1. Field of the Invention
This invention is directed to fabrication of high purity glass tubes that can be used for producing low loss optical fibers.
2. Discussion of the Known Art
Production of optical fiber to be used for data or other information transmission, is typically accomplished by drawing the fiber with the aid of gravity from an axial end of a cylindrical glass preform. The preform is supported vertically in the axial direction inside a furnace and is heated at temperatures typically about 2100 degrees C. or higher, thus causing a molten glass drop to form at the lower end of the preform from which the fiber is drawn. For low transmission loss, particularly at wavelengths around 0.95 microns (μ), it is known that the glass of which the preform is made should have an OH concentration of less than 1 ppb (1×10−9), with non-detectable transition metal content. Absent such high purity glass including, for example, F-doped, Ge-doped, and undoped silica glass preform tubes, certain desirable fiber transmission characteristics cannot be attained.
U.S. Pat. No. 5,182,052 (Jan. 26, 1993) discloses a method of making quartz glass tubes which, according to the patent, are of optical waveguide quality. A tubular mold is rotated about its axis, and a liquid binder is deposited on the inner wall of the rotating mold. A powder material including SiO2 is deposited over the binder, and the rotational speed of the mold is increased subjecting the powder material to centrifugal force and causing it to form a solid cylindrical “green body”. The green body is then removed from the mold, dried, and heated to form a glass tube.

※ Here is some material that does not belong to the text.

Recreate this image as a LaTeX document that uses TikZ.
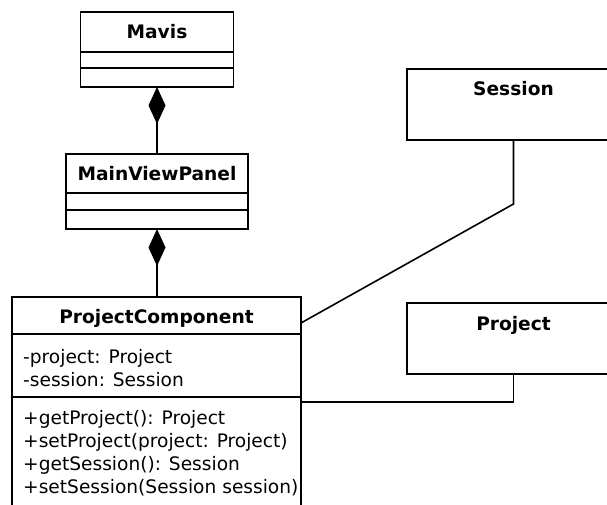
\documentclass[tikz,border=0pt]{standalone}
\usepackage{fontspec}
\setmainfont{DejaVu Sans}
\usetikzlibrary{arrows.meta}
\tikzset{
  cls/.style={draw, line width=1.6pt, inner sep=0pt, outer sep=0pt, fill=white},
  div/.style={line width=1.6pt},
  conn/.style={line width=1.6pt},
  comp/.style={line width=1.6pt, {Diamond[length=37pt,width=17pt]}-},
  title/.style={inner sep=0pt, font=\bfseries\fontsize{18.6}{22}\selectfont, anchor=base},
  member/.style={inner sep=0pt, font=\fontsize{18.6}{22}\selectfont, anchor=base west},
}
\begin{document}
\begin{tikzpicture}[x=1pt,y=-1pt]
\useasboundingbox (0,0) rectangle (607,505);
\clip (0,0) rectangle (607,505);
\fill[white] (0,0) rectangle (607,505);

% Mavis
\node[cls, minimum width=153pt, minimum height=75pt] (mavis) at (157,49.5) {};
\node[title] (mavisT) at (157,39) {Mavis};
\draw[div] (mavis.west |- 0,52) -- (mavis.east |- 0,52);
\draw[div] (mavis.west |- 0,68) -- (mavis.east |- 0,68);

% MainViewPanel
\node[cls, minimum width=182pt, minimum height=75pt] (mvp) at (157,191.5) {};
\node[title] (mvpT) at (157,181) {MainViewPanel};
\draw[div] (mvp.west |- 0,193) -- (mvp.east |- 0,193);
\draw[div] (mvp.west |- 0,210) -- (mvp.east |- 0,210);

% ProjectComponent
\node[cls, minimum width=289pt, minimum height=233pt] (pc) at (156.5,413.5) {};
\node[title] (pcT) at (156.5,323) {ProjectComponent};
\draw[div] (pc.west |- 0,334) -- (pc.east |- 0,334);
\draw[div] (pc.west |- 0,397) -- (pc.east |- 0,397);
\node[member] (a1) at (23,363) {-project: Project};
\node[member] (a2) at (23,386) {-session: Session};
\node[member] (m1) at (23,424) {+getProject(): Project};
\node[member] (m2) at (23,447) {+setProject(project: Project)};
\node[member] (m3) at (23,470) {+getSession(): Session};
\node[member] (m4) at (23,493) {+setSession(Session session)};

% Session
\node[cls, minimum width=213pt, minimum height=71pt] (session) at (513.5,104.5) {};
\node[title] (sessionT) at (513.5,96) {Session};

% Project
\node[cls, minimum width=213pt, minimum height=71pt] (project) at (513.5,338.5) {};
\node[title] (projectT) at (513.5,330) {Project};

% Connectors
\draw[comp] (mavis.south) -- (mvp.north);
\draw[comp] (mvp.south) -- (mvp.south |- pc.north);
\coordinate (sbend) at (513.5,204);
\draw[conn] (session.south) -- (sbend) -- (pc.east |- 0,323);
\coordinate (pbend) at (513.5,402);
\draw[conn] (project.south) -- (pbend) -- (pc.east |- pbend);
\end{tikzpicture}
\end{document}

A process for making glass tubes to be used as optical fiber preforms is disclosed in U.S. Pat. No. 4,191,545 (Mar. 4, 1980). Amorphous powdery particles are deposited via an oxidizing burner along the length of a cylindrical mandrel which is rotated about its axis. The particles form a porous intermediate tubular structure which is then cooled, removed from the mandrel and fused into a transparent glass tube. Additional material is then deposited on the inner portion of the tube as in a conventional modified chemical vapor deposition (MCVD) process, to yield a preform from which an optical fiber is drawn.

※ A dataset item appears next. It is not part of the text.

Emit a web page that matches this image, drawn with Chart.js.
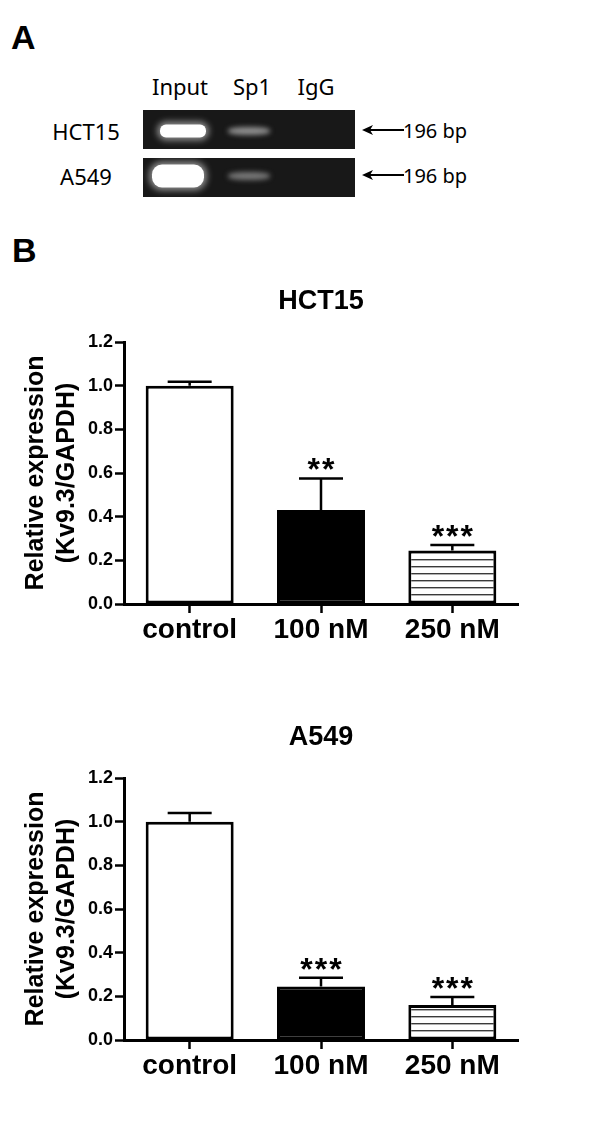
<!DOCTYPE html>
<html>
<head>
<meta charset="utf-8">
<script src="https://cdn.jsdelivr.net/npm/chart.js@4.4.1/dist/chart.umd.min.js"></script>
<style>
  body { margin: 0; background: #fff; width: 600px; height: 1135px; position: relative; overflow: hidden; font-family: "Liberation Sans", Arial, sans-serif; }
  .abs { position: absolute; }
  .panel { font-weight: bold; color: #000; line-height: 1; }
  .gl { font-family: "Noto Sans", sans-serif; font-size: 22px; color: #000; line-height: 1; transform: translate(-50%, -50%); white-space: nowrap; }
  .gel { background: #181818; left: 143px; width: 212px; height: 39px; overflow: hidden; }
  .band { transform: translate(-50%, -50%); }
  canvas { position: absolute; left: 0; }
</style>
</head>
<body>
<div class="abs panel" style="left:11px;top:20px;font-size:34px">A</div>
<div class="abs panel" style="left:12px;top:233px;font-size:34px">B</div>

<div id="gelA"></div>

<canvas id="hct" width="540" height="399" style="top:262px"></canvas>
<canvas id="a549" width="540" height="399" style="top:698px"></canvas>

<script>
// chart data
const groups = ['control', '100 nM', '250 nM'];
const hctMean = [1.0, 0.43, 0.245];
const hctErr = [0.018, 0.145, 0.025];
const hctStars = ['', '**', '***'];
const a549Mean = [1.0, 0.245, 0.16];
const a549Err = [0.04, 0.04, 0.037];
const a549Stars = ['', '***', '***'];
const yTicks = [0, 0.2, 0.4, 0.6, 0.8, 1.0, 1.2];

// gel panel
const laneNames = ['Input', 'Sp1', 'IgG'];
const cellLines = ['HCT15', 'A549'];
const bandHct = [1.0, 0.42, 0.0];
const bandA549 = [1.0, 0.3, 0.0];

const family = '"Liberation Sans", Arial, sans-serif';

//build the gel picture
function buildGel() {
  let host = document.getElementById('gelA');
  let html = '';
  let laneX = [180, 252, 316];
  laneNames.forEach((n, i) => {
    html += `<div class="abs gl" style="left:${laneX[i]}px;top:86px">${n}</div>`;
  });
  let rows = [
    { top: 110, cy: 131, label: cellLines[0], bands: bandHct, size: [[46, 13], [42, 8]], rad: 6 },
    { top: 158, cy: 176, label: cellLines[1], bands: bandA549, size: [[52, 23], [42, 8]], rad: 10 },
  ];
  rows.forEach(r => {
    html += `<div class="abs gl" style="left:86px;top:${r.cy}px">${r.label}</div>`;
    let inner = '';
    let bx = [183 - 143, 249 - 143];
    r.bands.forEach((b, i) => {
      if (!b || i > 1) return;
      let [w, h] = r.size[i];
      let c = Math.round(60 + 195 * b);
      let glow = b > 0.8 ? `box-shadow:0 0 6px 3px rgba(255,255,255,0.5);border-radius:${r.rad}px;` : `filter:blur(2.5px);border-radius:40%;`;
      inner += `<div class="abs band" style="left:${bx[i] - (r.label == 'A549' && i == 0 ? 5 : 0)}px;top:${r.cy - r.top}px;width:${w}px;height:${h}px;background:rgb(${c},${c},${c});${glow}"></div>`;
    });
    html += `<div class="abs gel" style="top:${r.top}px;">${inner}</div>`;
    let ay = r.cy - 1;
    html += `<svg class="abs" style="left:360px;top:${ay - 8}px" width="46" height="16">
      <line x1="6" y1="8" x2="44" y2="8" stroke="#000" stroke-width="2"/>
      <path d="M2 8 L13 3 L10 8 L13 13 Z" fill="#000"/></svg>`;
    html += `<div class="abs gl" style="left:435px;top:${ay + 1}px;font-size:20px">196 bp</div>`;
  });
  host.innerHTML = html;
}
buildGel();

//horizontal stripe fill for the last bar
function hatch() {
  let c = document.createElement('canvas');
  c.width = 8; c.height = 7;
  let g = c.getContext('2d');
  g.fillStyle = '#fff';
  g.fillRect(0, 0, 8, 7);
  g.fillStyle = '#3a3a3a';
  g.fillRect(0, 3, 8, 1.4);
  return g.createPattern(c, 'repeat');
}

//error bars + stars on top of bars
const errPlugin = {
  id: 'errbars',
  afterDatasetsDraw(chart, args, opts) {
    const ctx = chart.ctx;
    const y = chart.scales.y;
    const meta = chart.getDatasetMeta(0);
    ctx.save();
    ctx.strokeStyle = '#000';
    ctx.lineWidth = 2.5;
    meta.data.forEach((bar, i) => {
      let top = y.getPixelForValue(opts.mean[i] + opts.err[i]);
      ctx.beginPath();
      ctx.moveTo(bar.x, bar.y);
      ctx.lineTo(bar.x, top);
      ctx.moveTo(bar.x - 22, top);
      ctx.lineTo(bar.x + 22, top);
      ctx.stroke();
      if (opts.stars[i]) {
        ctx.fillStyle = '#000';
        ctx.font = 'bold 32px ' + family;
        ctx.letterSpacing = '2px';
        ctx.textAlign = 'center';
        ctx.textBaseline = 'alphabetic';
        ctx.fillText(opts.stars[i], bar.x + 1, top + 2);
      }
    });
    ctx.restore();
  }
};

function axisLook() {
  return {
    grid: { display: true, drawOnChartArea: false, drawTicks: true, tickLength: 9, tickWidth: 2.5, tickColor: '#000' },
    border: { display: true, color: '#000', width: 3 },
  };
}

function makeChart(id, title, mean, err, stars) {
  let x = axisLook();
  x.grid.offset = false;
  let y = axisLook();
  return new Chart(document.getElementById(id), {
    type: 'bar',
    data: {
      labels: groups,
      datasets: [{
        data: mean,
        backgroundColor: ['#fff', '#000', hatch()],
        borderColor: '#000',
        borderWidth: 3,
        borderSkipped: false,
        categoryPercentage: 1,
        barPercentage: 0.67,
      }],
    },
    options: {
      responsive: false,
      animation: false,
      layout: { padding: { left: 0, right: 22, top: 0, bottom: 0 } },
      plugins: {
        legend: { display: false },
        tooltip: { enabled: false },
        title: {
          display: true, text: title, fullSize: false, color: '#000',
          font: { size: 27, weight: 'bold', family: family, lineHeight: 1.2 },
          padding: { top: 23, bottom: 24.6 },
        },
        errbars: { mean: mean, err: err, stars: stars },
      },
      scales: {
        x: {
          ...x,
          ticks: { color: '#000', maxRotation: 0, autoSkip: false, padding: 0, font: { size: 28, weight: 'bold', family: family } },
          afterFit(s) { s.height = 57; },
        },
        y: {
          ...y,
          min: 0,
          max: 1.2,
          afterBuildTicks(s) { s.ticks = yTicks.map(v => ({ value: v })); },
          ticks: { color: '#000', padding: 2, font: { size: 18, weight: 'bold', family: family }, callback: v => Number(v).toFixed(1) },
          title: {
            display: true,
            text: ['Relative expression', '(Kv9.3/GAPDH)'],
            color: '#000',
            font: { size: 25, weight: 'bold', family: family, lineHeight: 1.25 },
            padding: { top: 20, bottom: 0 },
          },
          afterFit(s) { s.width = 124; },
        },
      },
    },
    plugins: [errPlugin],
  });
}

makeChart('hct', 'HCT15', hctMean, hctErr, hctStars);
makeChart('a549', 'A549', a549Mean, a549Err, a549Stars);
</script>
</body>
</html>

Optical fibers may also be produced by a so-called vapor phase axial deposition (VAD) method which does not at the outset require a high purity glass tube. See U.S. Pat. No. 4,062,665 (Dec. 13, 1977) all relevant portions of which are incorporated by reference. Basically, in VAD, a vertically suspended rod of silica acts as a “seed” wherein a core soot is initially deposited from a flame of a core soot burner onto a confronting axial end face of the rod. The rod is rotated about its axis and, as the soot deposition increases, the rod is moved vertically upward so as to maintain the axial end surface of the core soot at a constant level with respect to the core soot burner. As the rod continues to move upward a cladding soot burner has its flame directed onto the outer surface of the core soot, and the flame deposits a cladding soot which builds outward by a desired radial thickness beyond the core soot. A porous cylindrical soot structure of a desired length and refractive index profile is obtained, and the structure is then heated at a high temperature in a furnace for vitrification into a preform having a transparent glass core and cladding.

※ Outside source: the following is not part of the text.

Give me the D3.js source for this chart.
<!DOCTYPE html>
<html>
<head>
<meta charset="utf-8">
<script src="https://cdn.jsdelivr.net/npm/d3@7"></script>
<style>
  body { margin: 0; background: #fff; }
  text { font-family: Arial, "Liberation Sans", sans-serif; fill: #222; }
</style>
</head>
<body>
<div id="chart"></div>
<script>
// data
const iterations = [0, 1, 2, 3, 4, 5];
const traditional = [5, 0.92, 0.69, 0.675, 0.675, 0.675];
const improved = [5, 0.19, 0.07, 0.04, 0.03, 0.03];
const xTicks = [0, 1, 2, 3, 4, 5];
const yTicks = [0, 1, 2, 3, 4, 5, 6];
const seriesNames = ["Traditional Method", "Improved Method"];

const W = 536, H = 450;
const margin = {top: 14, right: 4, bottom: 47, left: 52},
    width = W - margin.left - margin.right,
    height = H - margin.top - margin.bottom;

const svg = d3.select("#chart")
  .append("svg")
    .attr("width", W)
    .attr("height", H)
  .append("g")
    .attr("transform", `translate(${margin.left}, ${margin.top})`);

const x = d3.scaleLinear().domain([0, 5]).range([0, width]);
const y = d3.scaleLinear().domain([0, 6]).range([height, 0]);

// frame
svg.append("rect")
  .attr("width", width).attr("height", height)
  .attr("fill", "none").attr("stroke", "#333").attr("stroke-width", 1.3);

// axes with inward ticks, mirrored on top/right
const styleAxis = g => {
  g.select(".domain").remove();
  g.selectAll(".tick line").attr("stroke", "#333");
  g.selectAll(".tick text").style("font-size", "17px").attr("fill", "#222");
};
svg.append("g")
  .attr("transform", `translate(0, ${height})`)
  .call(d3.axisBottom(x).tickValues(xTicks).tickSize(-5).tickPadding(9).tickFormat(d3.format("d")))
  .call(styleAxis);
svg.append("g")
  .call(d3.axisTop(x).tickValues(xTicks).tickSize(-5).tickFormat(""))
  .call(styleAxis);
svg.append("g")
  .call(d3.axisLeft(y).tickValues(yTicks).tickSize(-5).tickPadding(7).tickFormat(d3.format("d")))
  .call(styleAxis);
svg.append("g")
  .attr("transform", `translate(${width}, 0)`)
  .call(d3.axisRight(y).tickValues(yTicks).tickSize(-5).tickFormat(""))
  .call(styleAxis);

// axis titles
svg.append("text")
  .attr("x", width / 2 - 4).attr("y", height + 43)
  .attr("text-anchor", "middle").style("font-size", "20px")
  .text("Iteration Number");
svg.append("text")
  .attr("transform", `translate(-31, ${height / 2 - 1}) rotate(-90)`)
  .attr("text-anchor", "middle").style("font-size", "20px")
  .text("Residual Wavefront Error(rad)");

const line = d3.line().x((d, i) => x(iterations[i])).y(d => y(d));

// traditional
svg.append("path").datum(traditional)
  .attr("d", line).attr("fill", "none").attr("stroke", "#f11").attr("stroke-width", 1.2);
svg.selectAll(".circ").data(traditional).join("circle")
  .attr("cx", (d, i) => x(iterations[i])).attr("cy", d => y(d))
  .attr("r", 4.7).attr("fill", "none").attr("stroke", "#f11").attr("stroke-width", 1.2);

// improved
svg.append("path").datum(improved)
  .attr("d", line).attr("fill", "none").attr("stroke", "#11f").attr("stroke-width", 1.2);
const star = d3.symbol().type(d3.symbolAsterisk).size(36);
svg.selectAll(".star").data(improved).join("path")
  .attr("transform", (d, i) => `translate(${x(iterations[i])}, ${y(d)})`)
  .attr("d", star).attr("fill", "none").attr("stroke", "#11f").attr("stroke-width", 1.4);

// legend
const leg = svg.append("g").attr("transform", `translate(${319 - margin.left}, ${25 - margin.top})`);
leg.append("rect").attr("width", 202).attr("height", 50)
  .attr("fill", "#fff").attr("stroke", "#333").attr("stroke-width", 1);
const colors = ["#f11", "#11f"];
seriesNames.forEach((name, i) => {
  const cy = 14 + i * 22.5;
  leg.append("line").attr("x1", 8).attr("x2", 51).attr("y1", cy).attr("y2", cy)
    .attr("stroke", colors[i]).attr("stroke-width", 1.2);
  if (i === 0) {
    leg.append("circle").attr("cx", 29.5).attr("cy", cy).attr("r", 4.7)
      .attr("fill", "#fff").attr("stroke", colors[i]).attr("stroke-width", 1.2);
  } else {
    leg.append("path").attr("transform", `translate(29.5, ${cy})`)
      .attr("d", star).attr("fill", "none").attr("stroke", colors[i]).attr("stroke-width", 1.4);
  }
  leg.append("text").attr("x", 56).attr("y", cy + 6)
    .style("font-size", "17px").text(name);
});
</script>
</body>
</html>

See also U.S. Pat. No. 5,281,248 (Jan. 25, 1994) and No. 6,131,415 (Oct. 17, 2000), and H. Murata, Recent Developments in Vapor Phase Axial Deposition, Journal of Lightwave Technology, vol. LT-4, No. 8 (August 1986) at pages 1026–33; all relevant portions of which are incorporated by reference. As far as is known, high purity glass tubes to be used in the production of optical fiber preforms have not been fabricated using a procedure the same as or similar to the VAD process described above.